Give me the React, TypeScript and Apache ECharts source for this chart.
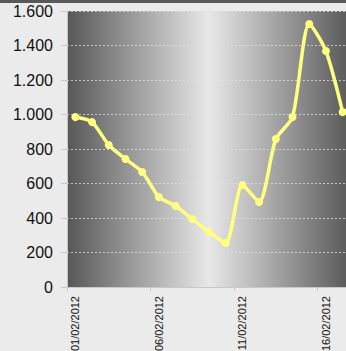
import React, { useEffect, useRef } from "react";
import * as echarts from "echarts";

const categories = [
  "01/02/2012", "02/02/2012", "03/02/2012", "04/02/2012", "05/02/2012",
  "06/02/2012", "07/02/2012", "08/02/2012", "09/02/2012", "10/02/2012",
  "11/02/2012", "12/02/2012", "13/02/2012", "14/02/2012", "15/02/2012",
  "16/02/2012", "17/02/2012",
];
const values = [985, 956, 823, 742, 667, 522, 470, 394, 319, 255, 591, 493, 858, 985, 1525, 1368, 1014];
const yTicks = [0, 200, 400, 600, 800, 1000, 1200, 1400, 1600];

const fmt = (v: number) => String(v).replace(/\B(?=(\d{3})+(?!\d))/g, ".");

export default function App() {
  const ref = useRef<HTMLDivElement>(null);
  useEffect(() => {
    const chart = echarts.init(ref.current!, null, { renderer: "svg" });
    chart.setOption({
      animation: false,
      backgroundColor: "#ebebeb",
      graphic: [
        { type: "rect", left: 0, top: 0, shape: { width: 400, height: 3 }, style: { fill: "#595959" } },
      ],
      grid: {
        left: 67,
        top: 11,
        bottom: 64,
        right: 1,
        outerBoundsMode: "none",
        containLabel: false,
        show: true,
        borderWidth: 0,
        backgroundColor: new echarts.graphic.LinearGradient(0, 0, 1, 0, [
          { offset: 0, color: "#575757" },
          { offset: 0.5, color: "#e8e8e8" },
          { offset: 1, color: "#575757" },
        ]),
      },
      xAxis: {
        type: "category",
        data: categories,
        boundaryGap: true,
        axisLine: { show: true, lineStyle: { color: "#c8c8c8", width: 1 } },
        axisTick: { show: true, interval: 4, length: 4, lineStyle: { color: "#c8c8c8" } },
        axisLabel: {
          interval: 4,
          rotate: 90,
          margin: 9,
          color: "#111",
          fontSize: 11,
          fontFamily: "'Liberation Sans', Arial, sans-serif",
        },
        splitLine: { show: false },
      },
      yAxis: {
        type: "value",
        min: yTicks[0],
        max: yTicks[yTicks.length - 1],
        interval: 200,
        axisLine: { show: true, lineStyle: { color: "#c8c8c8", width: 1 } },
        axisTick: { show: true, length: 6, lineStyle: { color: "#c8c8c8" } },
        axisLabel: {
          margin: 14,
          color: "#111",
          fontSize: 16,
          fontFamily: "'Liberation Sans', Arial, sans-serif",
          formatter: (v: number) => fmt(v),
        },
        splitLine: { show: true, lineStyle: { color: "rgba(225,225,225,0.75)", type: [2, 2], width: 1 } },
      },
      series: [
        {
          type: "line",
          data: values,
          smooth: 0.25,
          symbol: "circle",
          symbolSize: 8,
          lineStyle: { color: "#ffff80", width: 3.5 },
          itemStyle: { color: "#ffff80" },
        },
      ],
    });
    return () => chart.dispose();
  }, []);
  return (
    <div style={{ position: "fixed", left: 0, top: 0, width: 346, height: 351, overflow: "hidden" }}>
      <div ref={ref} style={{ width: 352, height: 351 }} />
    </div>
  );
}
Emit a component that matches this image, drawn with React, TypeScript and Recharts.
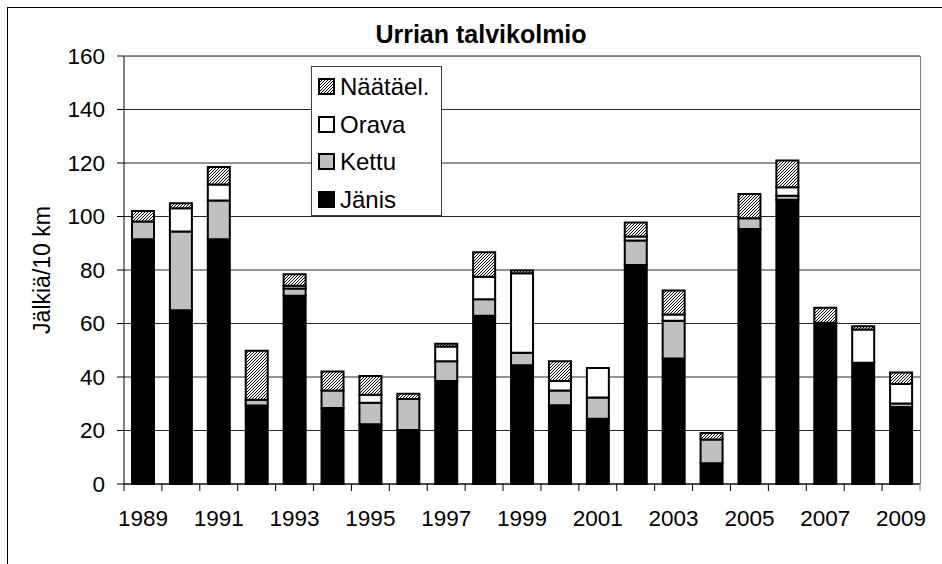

WHAT THE EXERCISE ASKS:
Transcribe every line from the records above without alteration, and leave out the images.

EXERCISE SOLUTION:
Give me the React, TypeScript and Apache ECharts source for this chart.
import React, { useEffect, useRef } from "react";
import * as echarts from "echarts";

const categories = [
  "01/02/2012", "02/02/2012", "03/02/2012", "04/02/2012", "05/02/2012",
  "06/02/2012", "07/02/2012", "08/02/2012", "09/02/2012", "10/02/2012",
  "11/02/2012", "12/02/2012", "13/02/2012", "14/02/2012", "15/02/2012",
  "16/02/2012", "17/02/2012",
];
const values = [985, 956, 823, 742, 667, 522, 470, 394, 319, 255, 591, 493, 858, 985, 1525, 1368, 1014];
const yTicks = [0, 200, 400, 600, 800, 1000, 1200, 1400, 1600];

const fmt = (v: number) => String(v).replace(/\B(?=(\d{3})+(?!\d))/g, ".");

export default function App() {
  const ref = useRef<HTMLDivElement>(null);
  useEffect(() => {
    const chart = echarts.init(ref.current!, null, { renderer: "svg" });
    chart.setOption({
      animation: false,
      backgroundColor: "#ebebeb",
      graphic: [
        { type: "rect", left: 0, top: 0, shape: { width: 400, height: 3 }, style: { fill: "#595959" } },
      ],
      grid: {
        left: 67,
        top: 11,
        bottom: 64,
        right: 1,
        outerBoundsMode: "none",
        containLabel: false,
        show: true,
        borderWidth: 0,
        backgroundColor: new echarts.graphic.LinearGradient(0, 0, 1, 0, [
          { offset: 0, color: "#575757" },
          { offset: 0.5, color: "#e8e8e8" },
          { offset: 1, color: "#575757" },
        ]),
      },
      xAxis: {
        type: "category",
        data: categories,
        boundaryGap: true,
        axisLine: { show: true, lineStyle: { color: "#c8c8c8", width: 1 } },
        axisTick: { show: true, interval: 4, length: 4, lineStyle: { color: "#c8c8c8" } },
        axisLabel: {
          interval: 4,
          rotate: 90,
          margin: 9,
          color: "#111",
          fontSize: 11,
          fontFamily: "'Liberation Sans', Arial, sans-serif",
        },
        splitLine: { show: false },
      },
      yAxis: {
        type: "value",
        min: yTicks[0],
        max: yTicks[yTicks.length - 1],
        interval: 200,
        axisLine: { show: true, lineStyle: { color: "#c8c8c8", width: 1 } },
        axisTick: { show: true, length: 6, lineStyle: { color: "#c8c8c8" } },
        axisLabel: {
          margin: 14,
          color: "#111",
          fontSize: 16,
          fontFamily: "'Liberation Sans', Arial, sans-serif",
          formatter: (v: number) => fmt(v),
        },
        splitLine: { show: true, lineStyle: { color: "rgba(225,225,225,0.75)", type: [2, 2], width: 1 } },
      },
      series: [
        {
          type: "line",
          data: values,
          smooth: 0.25,
          symbol: "circle",
          symbolSize: 8,
          lineStyle: { color: "#ffff80", width: 3.5 },
          itemStyle: { color: "#ffff80" },
        },
      ],
    });
    return () => chart.dispose();
  }, []);
  return (
    <div style={{ position: "fixed", left: 0, top: 0, width: 346, height: 351, overflow: "hidden" }}>
      <div ref={ref} style={{ width: 352, height: 351 }} />
    </div>
  );
}
Emit a component that matches this image, drawn with React, TypeScript and Recharts.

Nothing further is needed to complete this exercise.